**Requirements**.
Restate each line word for word. Leave out every picture.

**Available data**.
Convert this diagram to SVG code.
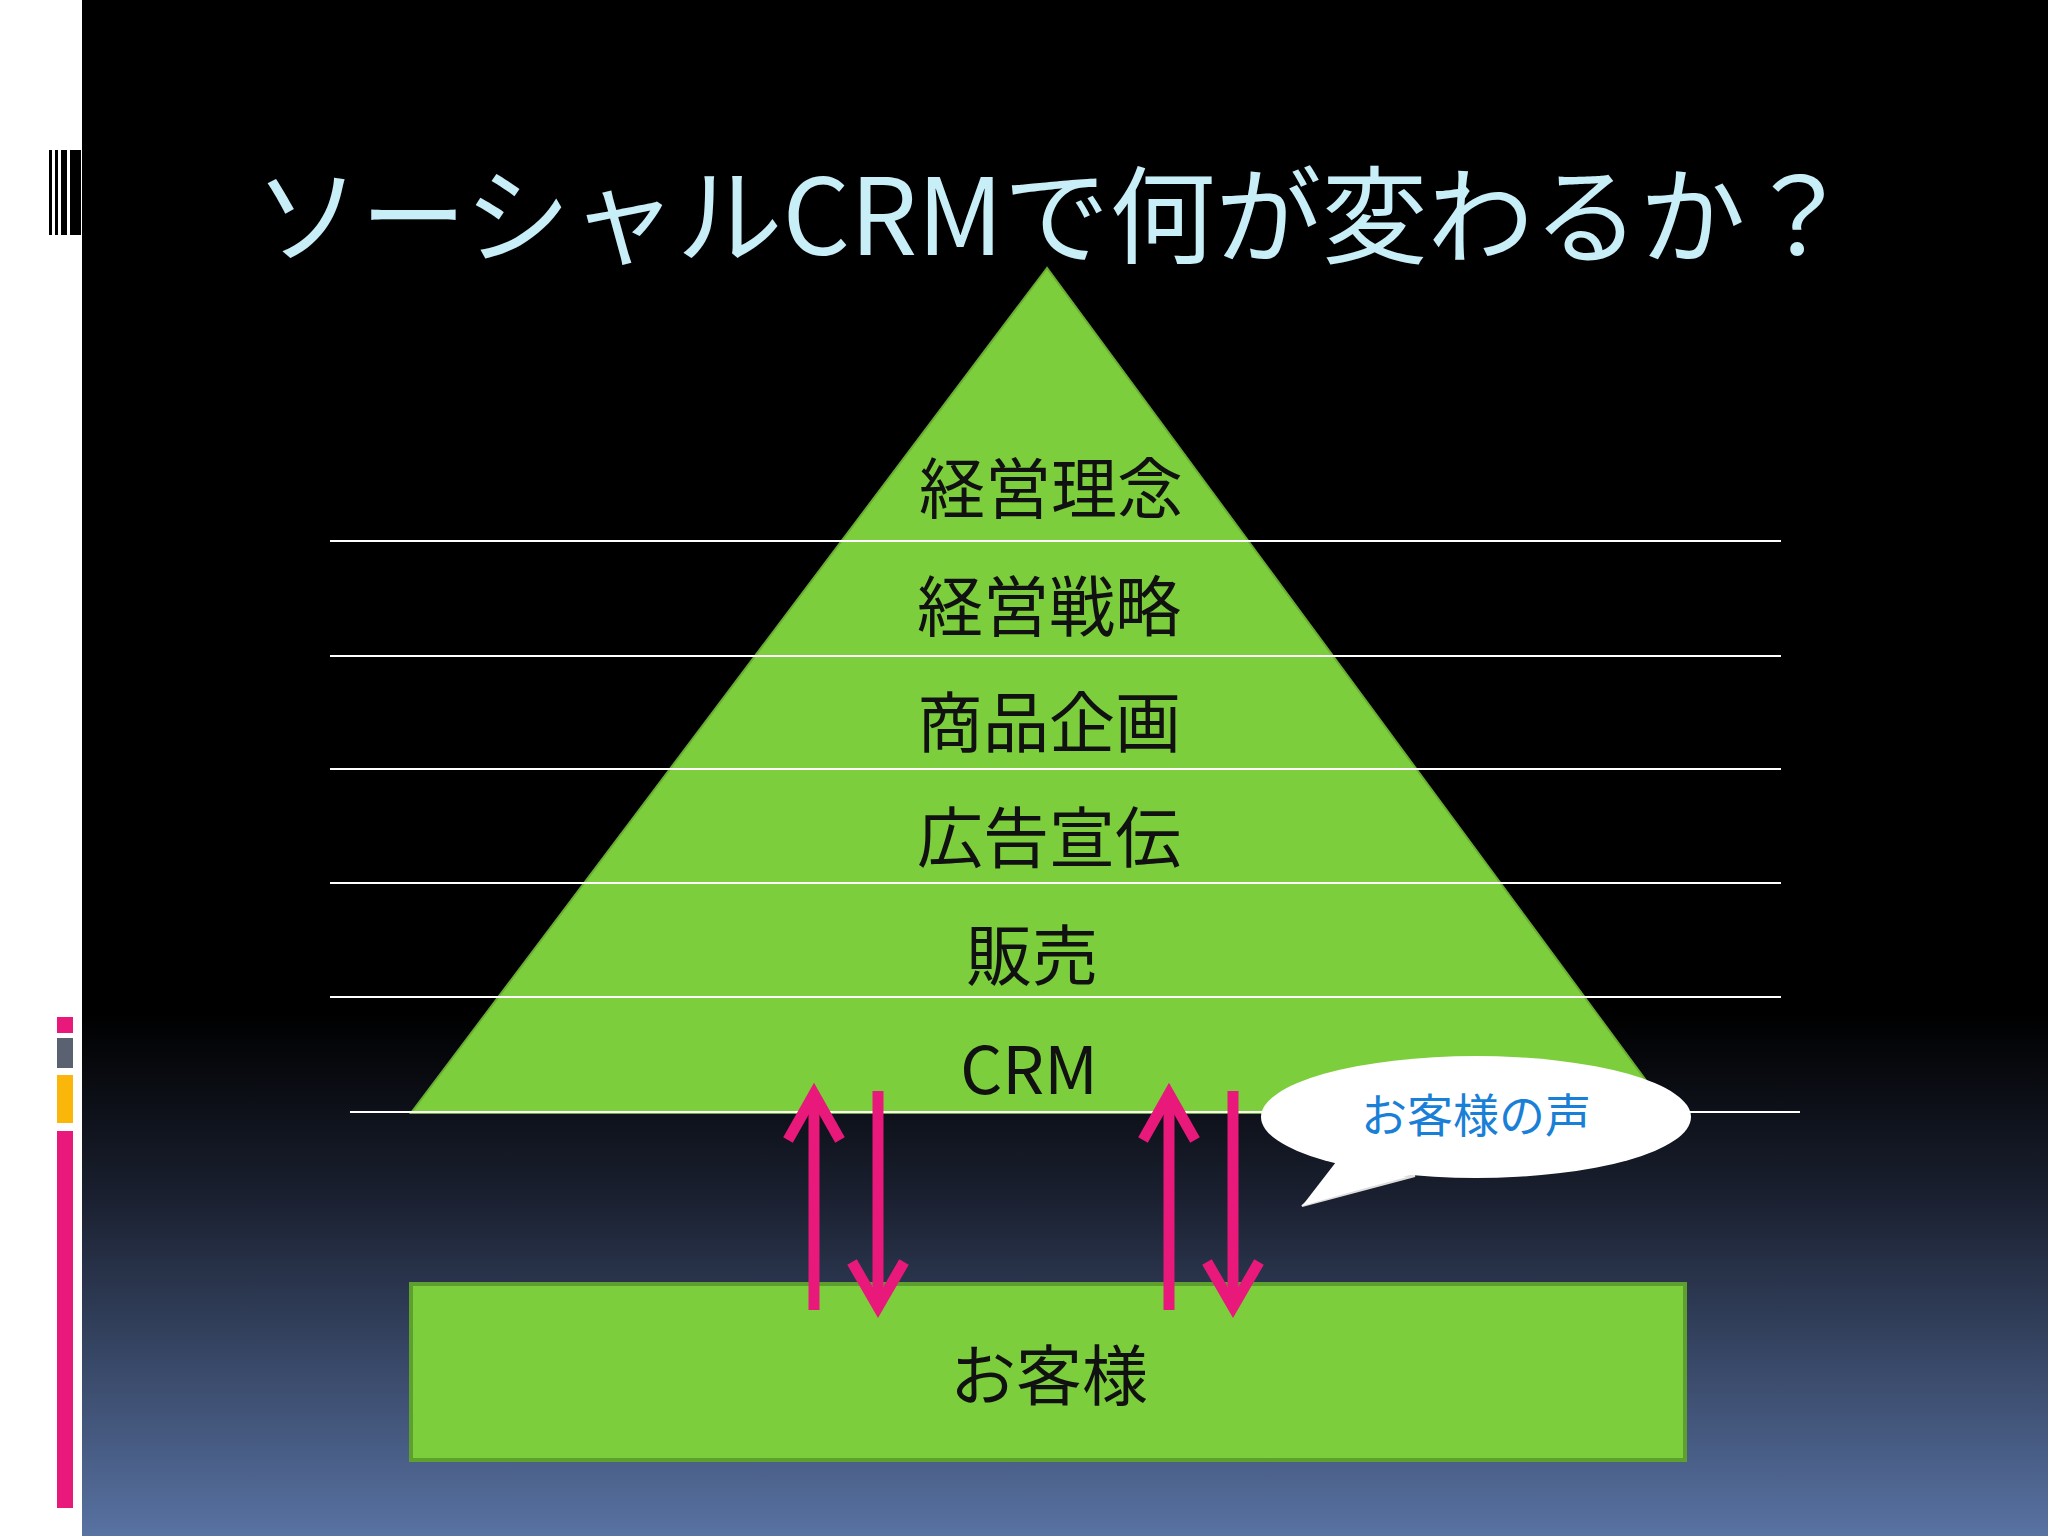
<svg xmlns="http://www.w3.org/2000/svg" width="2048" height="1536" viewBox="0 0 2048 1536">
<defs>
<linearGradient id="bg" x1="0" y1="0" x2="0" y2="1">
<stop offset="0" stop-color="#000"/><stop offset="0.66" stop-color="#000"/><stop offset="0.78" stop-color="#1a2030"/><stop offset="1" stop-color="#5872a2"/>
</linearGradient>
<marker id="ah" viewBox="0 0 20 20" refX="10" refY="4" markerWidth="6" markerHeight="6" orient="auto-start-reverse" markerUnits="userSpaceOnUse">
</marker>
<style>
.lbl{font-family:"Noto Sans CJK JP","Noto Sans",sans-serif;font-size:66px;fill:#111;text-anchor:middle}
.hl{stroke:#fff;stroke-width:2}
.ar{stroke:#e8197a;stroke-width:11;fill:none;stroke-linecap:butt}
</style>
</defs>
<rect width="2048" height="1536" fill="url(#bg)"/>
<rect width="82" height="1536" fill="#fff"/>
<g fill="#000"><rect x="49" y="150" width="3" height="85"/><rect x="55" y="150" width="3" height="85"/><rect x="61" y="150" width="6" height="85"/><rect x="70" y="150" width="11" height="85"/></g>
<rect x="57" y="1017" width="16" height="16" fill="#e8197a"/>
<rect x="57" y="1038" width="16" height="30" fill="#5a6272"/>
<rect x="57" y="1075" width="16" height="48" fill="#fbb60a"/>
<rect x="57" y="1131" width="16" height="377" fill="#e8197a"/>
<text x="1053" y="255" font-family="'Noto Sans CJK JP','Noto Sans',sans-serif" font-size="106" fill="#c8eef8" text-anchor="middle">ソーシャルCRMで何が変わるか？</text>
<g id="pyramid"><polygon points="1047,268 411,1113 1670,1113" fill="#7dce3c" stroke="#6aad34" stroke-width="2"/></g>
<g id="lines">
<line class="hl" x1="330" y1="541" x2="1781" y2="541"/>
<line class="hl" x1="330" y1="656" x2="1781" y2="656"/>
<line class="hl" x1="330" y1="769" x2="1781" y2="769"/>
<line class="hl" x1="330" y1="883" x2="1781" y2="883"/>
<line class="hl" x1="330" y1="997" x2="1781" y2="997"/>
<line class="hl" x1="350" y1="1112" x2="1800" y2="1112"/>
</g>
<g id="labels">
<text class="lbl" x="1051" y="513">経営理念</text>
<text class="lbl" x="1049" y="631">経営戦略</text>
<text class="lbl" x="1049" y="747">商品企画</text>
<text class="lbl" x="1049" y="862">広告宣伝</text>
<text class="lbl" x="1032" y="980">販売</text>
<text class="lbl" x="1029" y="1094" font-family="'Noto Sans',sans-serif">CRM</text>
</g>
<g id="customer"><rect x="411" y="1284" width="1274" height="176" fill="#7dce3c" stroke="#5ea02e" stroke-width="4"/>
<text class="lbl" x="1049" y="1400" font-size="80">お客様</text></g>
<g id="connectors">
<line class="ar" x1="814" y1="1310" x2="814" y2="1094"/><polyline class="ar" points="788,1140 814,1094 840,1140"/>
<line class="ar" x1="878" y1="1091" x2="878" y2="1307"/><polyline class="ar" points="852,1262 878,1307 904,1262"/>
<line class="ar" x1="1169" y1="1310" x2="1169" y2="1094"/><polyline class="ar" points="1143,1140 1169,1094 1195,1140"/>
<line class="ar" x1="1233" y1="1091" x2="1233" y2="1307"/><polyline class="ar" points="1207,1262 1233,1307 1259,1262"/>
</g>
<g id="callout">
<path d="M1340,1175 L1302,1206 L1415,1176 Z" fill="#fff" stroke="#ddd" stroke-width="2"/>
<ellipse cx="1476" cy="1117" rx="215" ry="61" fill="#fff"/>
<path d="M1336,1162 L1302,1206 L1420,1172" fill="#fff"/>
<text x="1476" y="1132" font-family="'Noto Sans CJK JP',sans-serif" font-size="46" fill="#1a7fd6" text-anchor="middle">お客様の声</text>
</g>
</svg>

**Answer for the task**.
Convert this diagram to SVG code.
<svg xmlns="http://www.w3.org/2000/svg" width="2048" height="1536" viewBox="0 0 2048 1536">
<defs>
<linearGradient id="bg" x1="0" y1="0" x2="0" y2="1">
<stop offset="0" stop-color="#000"/><stop offset="0.66" stop-color="#000"/><stop offset="0.78" stop-color="#1a2030"/><stop offset="1" stop-color="#5872a2"/>
</linearGradient>
<marker id="ah" viewBox="0 0 20 20" refX="10" refY="4" markerWidth="6" markerHeight="6" orient="auto-start-reverse" markerUnits="userSpaceOnUse">
</marker>
<style>
.lbl{font-family:"Noto Sans CJK JP","Noto Sans",sans-serif;font-size:66px;fill:#111;text-anchor:middle}
.hl{stroke:#fff;stroke-width:2}
.ar{stroke:#e8197a;stroke-width:11;fill:none;stroke-linecap:butt}
</style>
</defs>
<rect width="2048" height="1536" fill="url(#bg)"/>
<rect width="82" height="1536" fill="#fff"/>
<g fill="#000"><rect x="49" y="150" width="3" height="85"/><rect x="55" y="150" width="3" height="85"/><rect x="61" y="150" width="6" height="85"/><rect x="70" y="150" width="11" height="85"/></g>
<rect x="57" y="1017" width="16" height="16" fill="#e8197a"/>
<rect x="57" y="1038" width="16" height="30" fill="#5a6272"/>
<rect x="57" y="1075" width="16" height="48" fill="#fbb60a"/>
<rect x="57" y="1131" width="16" height="377" fill="#e8197a"/>
<text x="1053" y="255" font-family="'Noto Sans CJK JP','Noto Sans',sans-serif" font-size="106" fill="#c8eef8" text-anchor="middle">ソーシャルCRMで何が変わるか？</text>
<g id="pyramid"><polygon points="1047,268 411,1113 1670,1113" fill="#7dce3c" stroke="#6aad34" stroke-width="2"/></g>
<g id="lines">
<line class="hl" x1="330" y1="541" x2="1781" y2="541"/>
<line class="hl" x1="330" y1="656" x2="1781" y2="656"/>
<line class="hl" x1="330" y1="769" x2="1781" y2="769"/>
<line class="hl" x1="330" y1="883" x2="1781" y2="883"/>
<line class="hl" x1="330" y1="997" x2="1781" y2="997"/>
<line class="hl" x1="350" y1="1112" x2="1800" y2="1112"/>
</g>
<g id="labels">
<text class="lbl" x="1051" y="513">経営理念</text>
<text class="lbl" x="1049" y="631">経営戦略</text>
<text class="lbl" x="1049" y="747">商品企画</text>
<text class="lbl" x="1049" y="862">広告宣伝</text>
<text class="lbl" x="1032" y="980">販売</text>
<text class="lbl" x="1029" y="1094" font-family="'Noto Sans',sans-serif">CRM</text>
</g>
<g id="customer"><rect x="411" y="1284" width="1274" height="176" fill="#7dce3c" stroke="#5ea02e" stroke-width="4"/>
<text class="lbl" x="1049" y="1400" font-size="80">お客様</text></g>
<g id="connectors">
<line class="ar" x1="814" y1="1310" x2="814" y2="1094"/><polyline class="ar" points="788,1140 814,1094 840,1140"/>
<line class="ar" x1="878" y1="1091" x2="878" y2="1307"/><polyline class="ar" points="852,1262 878,1307 904,1262"/>
<line class="ar" x1="1169" y1="1310" x2="1169" y2="1094"/><polyline class="ar" points="1143,1140 1169,1094 1195,1140"/>
<line class="ar" x1="1233" y1="1091" x2="1233" y2="1307"/><polyline class="ar" points="1207,1262 1233,1307 1259,1262"/>
</g>
<g id="callout">
<path d="M1340,1175 L1302,1206 L1415,1176 Z" fill="#fff" stroke="#ddd" stroke-width="2"/>
<ellipse cx="1476" cy="1117" rx="215" ry="61" fill="#fff"/>
<path d="M1336,1162 L1302,1206 L1420,1172" fill="#fff"/>
<text x="1476" y="1132" font-family="'Noto Sans CJK JP',sans-serif" font-size="46" fill="#1a7fd6" text-anchor="middle">お客様の声</text>
</g>
</svg>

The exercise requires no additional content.